Omit all images, then repeat exactly the lines below from the one containing "Clone this chart in matplotlib." through the one containing "from matplotlib.patches import Rectangle", both ends included.

* Data extract:
------------------------------

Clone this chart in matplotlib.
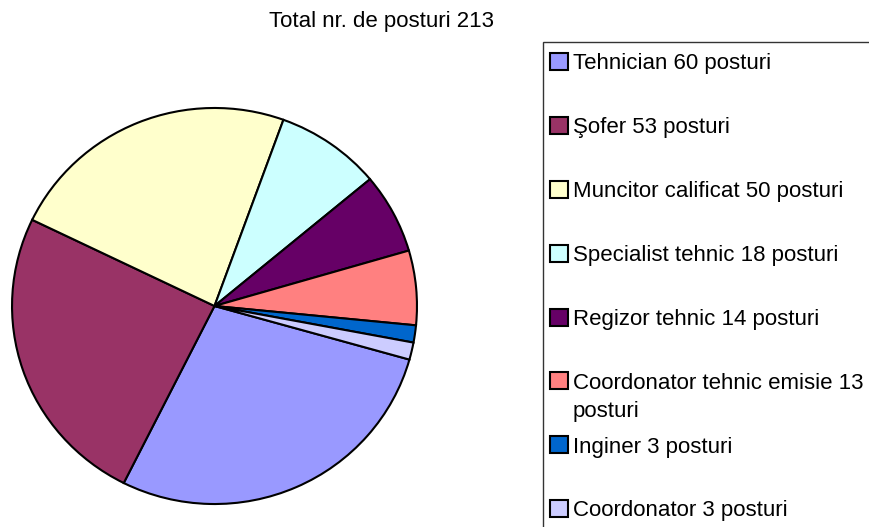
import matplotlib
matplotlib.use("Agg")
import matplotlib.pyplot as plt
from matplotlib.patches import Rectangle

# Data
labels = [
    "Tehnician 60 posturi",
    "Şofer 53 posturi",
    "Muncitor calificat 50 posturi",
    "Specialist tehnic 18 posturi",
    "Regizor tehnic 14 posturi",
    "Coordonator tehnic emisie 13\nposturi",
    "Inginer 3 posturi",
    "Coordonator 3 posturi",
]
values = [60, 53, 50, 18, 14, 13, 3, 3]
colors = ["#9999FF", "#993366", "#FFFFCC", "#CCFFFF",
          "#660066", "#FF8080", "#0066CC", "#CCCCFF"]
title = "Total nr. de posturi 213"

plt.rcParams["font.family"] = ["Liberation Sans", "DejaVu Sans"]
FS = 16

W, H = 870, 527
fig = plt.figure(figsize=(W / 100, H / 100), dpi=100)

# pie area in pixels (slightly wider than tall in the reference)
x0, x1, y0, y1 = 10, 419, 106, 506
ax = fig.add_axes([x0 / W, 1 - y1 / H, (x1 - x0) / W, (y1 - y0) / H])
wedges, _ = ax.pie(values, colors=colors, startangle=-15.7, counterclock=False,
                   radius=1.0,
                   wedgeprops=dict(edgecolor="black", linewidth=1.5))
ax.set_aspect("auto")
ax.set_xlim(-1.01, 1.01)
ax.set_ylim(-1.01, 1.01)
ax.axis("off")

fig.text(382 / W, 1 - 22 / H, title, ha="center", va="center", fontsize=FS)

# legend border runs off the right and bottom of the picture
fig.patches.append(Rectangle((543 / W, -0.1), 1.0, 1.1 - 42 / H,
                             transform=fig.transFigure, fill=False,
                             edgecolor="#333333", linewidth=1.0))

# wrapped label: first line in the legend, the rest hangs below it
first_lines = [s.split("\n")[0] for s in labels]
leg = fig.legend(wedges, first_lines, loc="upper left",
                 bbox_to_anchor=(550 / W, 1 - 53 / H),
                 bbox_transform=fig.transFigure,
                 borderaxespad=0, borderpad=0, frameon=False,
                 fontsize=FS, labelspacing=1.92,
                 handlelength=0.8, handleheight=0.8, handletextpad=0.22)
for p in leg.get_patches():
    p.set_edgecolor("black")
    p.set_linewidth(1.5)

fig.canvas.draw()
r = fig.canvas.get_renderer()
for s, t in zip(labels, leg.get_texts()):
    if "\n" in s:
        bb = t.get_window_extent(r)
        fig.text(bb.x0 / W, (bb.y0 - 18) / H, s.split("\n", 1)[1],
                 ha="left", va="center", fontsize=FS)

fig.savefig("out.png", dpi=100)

------------------------------

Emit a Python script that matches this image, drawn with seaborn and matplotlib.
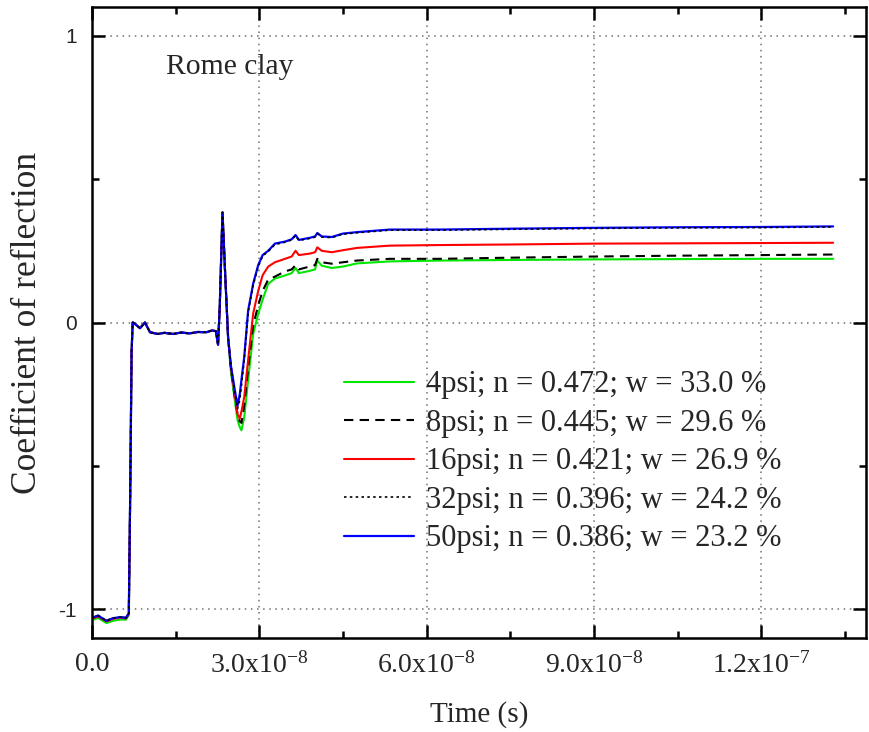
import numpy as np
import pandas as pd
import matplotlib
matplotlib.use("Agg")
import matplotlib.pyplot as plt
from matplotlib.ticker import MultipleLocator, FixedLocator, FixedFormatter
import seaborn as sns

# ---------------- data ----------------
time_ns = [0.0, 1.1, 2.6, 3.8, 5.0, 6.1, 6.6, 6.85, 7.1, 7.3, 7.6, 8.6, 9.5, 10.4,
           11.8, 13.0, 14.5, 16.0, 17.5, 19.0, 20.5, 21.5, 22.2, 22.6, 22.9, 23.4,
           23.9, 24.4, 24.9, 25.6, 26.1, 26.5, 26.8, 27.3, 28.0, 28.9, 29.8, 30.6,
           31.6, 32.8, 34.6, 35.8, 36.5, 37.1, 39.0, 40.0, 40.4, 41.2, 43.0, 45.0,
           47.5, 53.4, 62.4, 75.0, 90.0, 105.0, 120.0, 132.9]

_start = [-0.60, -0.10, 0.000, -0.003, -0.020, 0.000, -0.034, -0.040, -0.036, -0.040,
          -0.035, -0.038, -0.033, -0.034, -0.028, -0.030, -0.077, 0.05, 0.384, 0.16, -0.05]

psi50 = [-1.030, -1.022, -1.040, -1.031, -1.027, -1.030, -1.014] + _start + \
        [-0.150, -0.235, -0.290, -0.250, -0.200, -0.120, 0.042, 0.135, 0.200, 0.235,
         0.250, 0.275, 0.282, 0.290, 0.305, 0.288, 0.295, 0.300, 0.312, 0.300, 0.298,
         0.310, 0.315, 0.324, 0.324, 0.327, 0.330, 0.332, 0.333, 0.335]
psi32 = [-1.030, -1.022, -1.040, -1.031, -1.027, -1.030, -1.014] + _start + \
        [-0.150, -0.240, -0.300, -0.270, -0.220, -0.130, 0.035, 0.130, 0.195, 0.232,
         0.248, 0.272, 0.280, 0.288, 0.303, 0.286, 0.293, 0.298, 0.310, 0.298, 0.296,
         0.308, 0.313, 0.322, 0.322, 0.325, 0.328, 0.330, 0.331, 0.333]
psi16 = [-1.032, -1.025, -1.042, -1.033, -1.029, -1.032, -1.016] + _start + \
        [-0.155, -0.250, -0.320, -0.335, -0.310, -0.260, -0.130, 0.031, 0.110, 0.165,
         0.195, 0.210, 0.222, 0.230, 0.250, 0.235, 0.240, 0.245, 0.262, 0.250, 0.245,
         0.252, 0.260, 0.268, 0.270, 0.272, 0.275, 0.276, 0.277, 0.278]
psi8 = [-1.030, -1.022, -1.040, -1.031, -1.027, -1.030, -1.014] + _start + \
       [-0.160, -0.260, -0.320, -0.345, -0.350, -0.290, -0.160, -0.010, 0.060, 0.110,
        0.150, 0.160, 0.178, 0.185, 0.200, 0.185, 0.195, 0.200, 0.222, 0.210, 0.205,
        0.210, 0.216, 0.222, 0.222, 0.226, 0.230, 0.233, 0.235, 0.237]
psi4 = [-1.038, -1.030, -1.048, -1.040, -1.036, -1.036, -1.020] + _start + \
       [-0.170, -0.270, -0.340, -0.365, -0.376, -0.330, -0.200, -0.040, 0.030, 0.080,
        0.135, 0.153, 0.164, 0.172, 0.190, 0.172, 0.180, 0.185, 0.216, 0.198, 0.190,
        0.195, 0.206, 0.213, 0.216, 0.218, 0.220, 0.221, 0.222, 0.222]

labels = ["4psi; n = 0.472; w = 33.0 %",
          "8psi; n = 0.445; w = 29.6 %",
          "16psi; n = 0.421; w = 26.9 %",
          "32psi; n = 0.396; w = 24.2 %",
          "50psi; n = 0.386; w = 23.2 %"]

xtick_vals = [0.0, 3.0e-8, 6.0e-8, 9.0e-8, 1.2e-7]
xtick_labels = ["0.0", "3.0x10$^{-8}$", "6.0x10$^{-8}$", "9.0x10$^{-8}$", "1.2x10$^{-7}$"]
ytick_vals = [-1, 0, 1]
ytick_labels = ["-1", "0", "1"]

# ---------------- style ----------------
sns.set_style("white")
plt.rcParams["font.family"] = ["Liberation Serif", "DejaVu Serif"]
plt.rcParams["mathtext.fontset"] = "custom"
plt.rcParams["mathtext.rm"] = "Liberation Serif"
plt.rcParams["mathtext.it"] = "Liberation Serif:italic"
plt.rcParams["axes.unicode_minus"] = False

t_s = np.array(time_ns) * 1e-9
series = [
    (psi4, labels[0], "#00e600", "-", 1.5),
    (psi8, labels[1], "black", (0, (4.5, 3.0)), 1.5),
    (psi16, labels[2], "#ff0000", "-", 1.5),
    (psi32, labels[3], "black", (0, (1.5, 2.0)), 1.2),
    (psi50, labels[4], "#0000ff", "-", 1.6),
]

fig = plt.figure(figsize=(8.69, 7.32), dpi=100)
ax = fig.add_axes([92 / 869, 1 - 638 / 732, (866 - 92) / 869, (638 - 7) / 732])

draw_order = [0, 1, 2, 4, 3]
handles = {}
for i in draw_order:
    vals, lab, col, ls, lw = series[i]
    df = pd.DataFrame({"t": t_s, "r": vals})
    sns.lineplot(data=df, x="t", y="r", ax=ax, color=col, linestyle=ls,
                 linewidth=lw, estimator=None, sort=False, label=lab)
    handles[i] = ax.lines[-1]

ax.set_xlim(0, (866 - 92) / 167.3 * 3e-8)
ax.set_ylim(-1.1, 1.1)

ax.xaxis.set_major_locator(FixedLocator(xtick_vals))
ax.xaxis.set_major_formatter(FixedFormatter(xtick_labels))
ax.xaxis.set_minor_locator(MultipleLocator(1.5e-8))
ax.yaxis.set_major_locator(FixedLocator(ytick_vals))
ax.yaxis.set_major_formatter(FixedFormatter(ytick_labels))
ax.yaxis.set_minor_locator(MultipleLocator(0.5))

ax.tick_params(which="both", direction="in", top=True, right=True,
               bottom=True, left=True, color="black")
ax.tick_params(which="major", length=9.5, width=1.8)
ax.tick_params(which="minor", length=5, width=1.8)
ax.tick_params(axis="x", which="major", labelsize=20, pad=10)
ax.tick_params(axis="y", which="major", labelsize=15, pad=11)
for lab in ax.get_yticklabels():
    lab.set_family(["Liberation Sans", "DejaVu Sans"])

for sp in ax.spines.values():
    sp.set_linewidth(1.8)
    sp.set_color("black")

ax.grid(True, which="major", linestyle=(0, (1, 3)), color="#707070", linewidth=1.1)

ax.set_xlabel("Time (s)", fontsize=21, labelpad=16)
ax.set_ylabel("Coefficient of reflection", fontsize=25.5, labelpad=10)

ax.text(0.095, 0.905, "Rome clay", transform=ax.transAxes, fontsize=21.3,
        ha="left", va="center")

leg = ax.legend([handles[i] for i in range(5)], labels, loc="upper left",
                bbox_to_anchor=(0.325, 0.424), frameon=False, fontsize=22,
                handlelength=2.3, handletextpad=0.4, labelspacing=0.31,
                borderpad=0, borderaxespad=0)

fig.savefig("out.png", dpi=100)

------------------------------

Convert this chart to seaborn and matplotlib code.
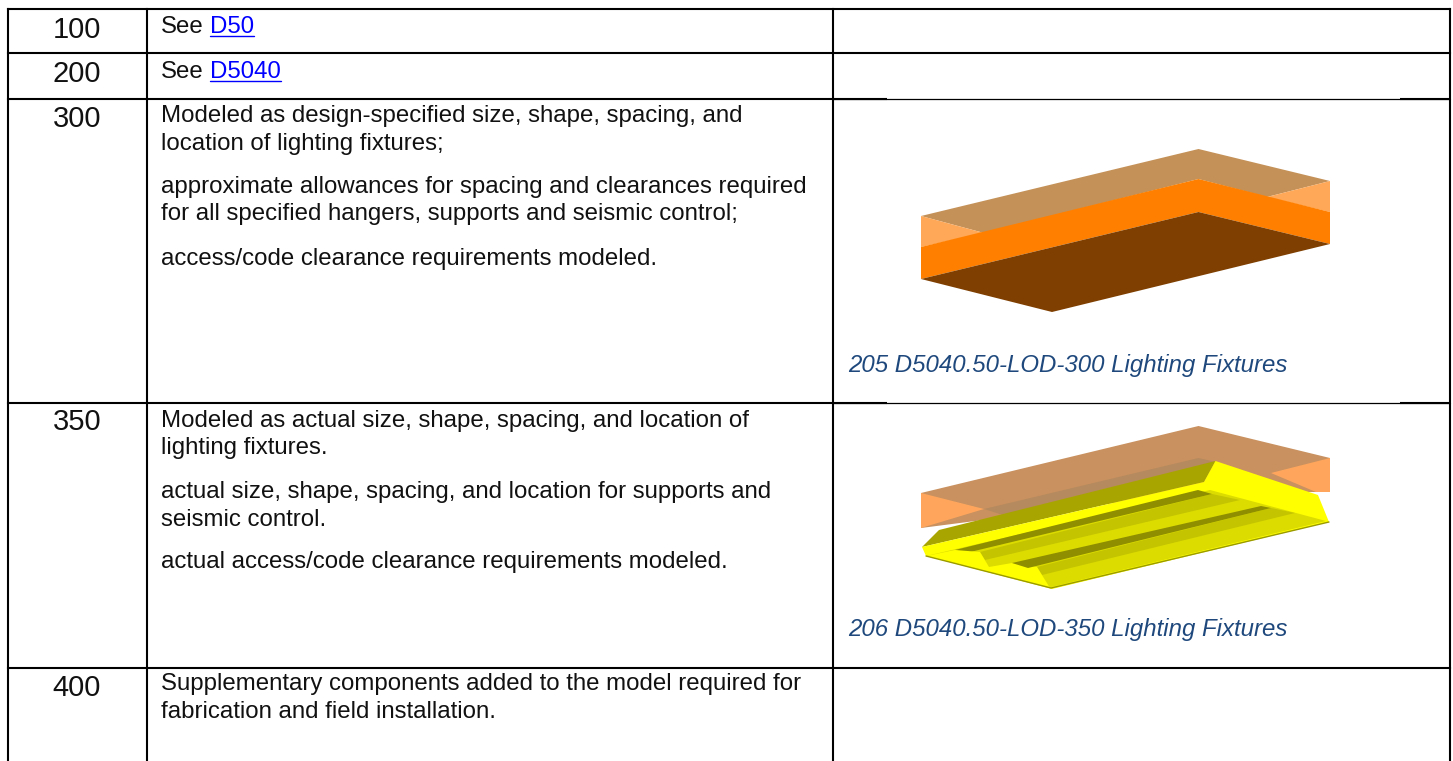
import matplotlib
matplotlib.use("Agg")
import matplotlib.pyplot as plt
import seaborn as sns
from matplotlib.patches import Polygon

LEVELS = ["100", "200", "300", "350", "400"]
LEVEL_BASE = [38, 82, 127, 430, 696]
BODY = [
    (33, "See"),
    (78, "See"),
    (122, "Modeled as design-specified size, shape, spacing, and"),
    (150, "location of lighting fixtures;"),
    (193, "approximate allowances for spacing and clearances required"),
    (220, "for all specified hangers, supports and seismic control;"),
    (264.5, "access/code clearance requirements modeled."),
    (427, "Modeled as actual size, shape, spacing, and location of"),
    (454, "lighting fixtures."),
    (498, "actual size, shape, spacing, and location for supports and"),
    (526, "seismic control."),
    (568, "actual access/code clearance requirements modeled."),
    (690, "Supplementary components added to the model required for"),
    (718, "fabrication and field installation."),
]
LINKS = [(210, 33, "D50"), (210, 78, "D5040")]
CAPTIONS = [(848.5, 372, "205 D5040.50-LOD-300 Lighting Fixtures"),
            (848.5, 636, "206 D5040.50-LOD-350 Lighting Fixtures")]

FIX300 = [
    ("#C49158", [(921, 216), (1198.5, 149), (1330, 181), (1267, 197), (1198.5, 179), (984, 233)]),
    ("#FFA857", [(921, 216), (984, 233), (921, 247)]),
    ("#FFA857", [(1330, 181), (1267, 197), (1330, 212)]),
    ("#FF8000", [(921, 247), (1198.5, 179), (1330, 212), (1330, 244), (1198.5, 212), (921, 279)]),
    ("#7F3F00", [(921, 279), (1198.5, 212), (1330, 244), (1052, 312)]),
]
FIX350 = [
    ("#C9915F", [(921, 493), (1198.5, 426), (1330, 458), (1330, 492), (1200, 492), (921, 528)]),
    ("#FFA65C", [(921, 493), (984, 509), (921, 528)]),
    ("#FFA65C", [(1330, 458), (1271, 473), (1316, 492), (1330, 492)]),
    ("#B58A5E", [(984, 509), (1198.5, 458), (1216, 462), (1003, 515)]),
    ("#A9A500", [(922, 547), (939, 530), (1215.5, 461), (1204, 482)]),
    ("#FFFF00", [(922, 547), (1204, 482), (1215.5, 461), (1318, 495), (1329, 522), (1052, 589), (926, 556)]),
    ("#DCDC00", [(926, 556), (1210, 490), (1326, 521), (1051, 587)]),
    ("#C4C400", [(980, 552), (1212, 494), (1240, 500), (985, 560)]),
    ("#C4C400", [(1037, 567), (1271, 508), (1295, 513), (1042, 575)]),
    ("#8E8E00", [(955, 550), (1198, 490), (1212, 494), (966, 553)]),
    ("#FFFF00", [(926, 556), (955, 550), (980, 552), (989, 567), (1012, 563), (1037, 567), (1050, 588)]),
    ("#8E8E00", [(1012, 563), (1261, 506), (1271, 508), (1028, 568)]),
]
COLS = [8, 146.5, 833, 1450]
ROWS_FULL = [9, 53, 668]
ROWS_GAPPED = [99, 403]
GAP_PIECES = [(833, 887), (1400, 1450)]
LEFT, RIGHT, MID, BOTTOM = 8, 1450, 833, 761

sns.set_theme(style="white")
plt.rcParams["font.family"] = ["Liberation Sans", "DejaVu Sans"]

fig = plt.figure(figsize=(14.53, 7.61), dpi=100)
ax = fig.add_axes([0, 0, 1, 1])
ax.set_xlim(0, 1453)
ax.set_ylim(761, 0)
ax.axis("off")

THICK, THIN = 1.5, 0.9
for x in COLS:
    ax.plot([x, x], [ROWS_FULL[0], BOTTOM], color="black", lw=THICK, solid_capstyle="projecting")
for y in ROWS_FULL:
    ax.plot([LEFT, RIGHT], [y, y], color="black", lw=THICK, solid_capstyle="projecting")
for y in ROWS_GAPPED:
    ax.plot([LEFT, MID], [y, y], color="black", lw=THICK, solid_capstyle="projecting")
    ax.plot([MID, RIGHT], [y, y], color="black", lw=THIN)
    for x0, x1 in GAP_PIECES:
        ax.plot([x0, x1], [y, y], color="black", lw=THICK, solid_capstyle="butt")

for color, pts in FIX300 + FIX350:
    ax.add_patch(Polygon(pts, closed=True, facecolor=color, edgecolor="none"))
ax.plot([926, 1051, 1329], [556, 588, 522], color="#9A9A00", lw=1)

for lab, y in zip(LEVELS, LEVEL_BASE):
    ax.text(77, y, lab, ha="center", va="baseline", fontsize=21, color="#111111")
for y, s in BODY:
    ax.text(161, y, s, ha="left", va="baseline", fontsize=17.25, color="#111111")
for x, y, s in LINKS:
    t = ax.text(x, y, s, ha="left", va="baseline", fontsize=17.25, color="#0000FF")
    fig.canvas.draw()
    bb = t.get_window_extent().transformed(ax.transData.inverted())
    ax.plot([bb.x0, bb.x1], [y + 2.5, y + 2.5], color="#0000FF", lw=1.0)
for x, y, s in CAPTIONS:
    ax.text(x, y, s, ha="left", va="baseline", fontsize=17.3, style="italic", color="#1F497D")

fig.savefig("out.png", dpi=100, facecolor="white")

------------------------------

* Result for this task:
Clone this chart in matplotlib.
import matplotlib
matplotlib.use("Agg")
import matplotlib.pyplot as plt
from matplotlib.patches import Rectangle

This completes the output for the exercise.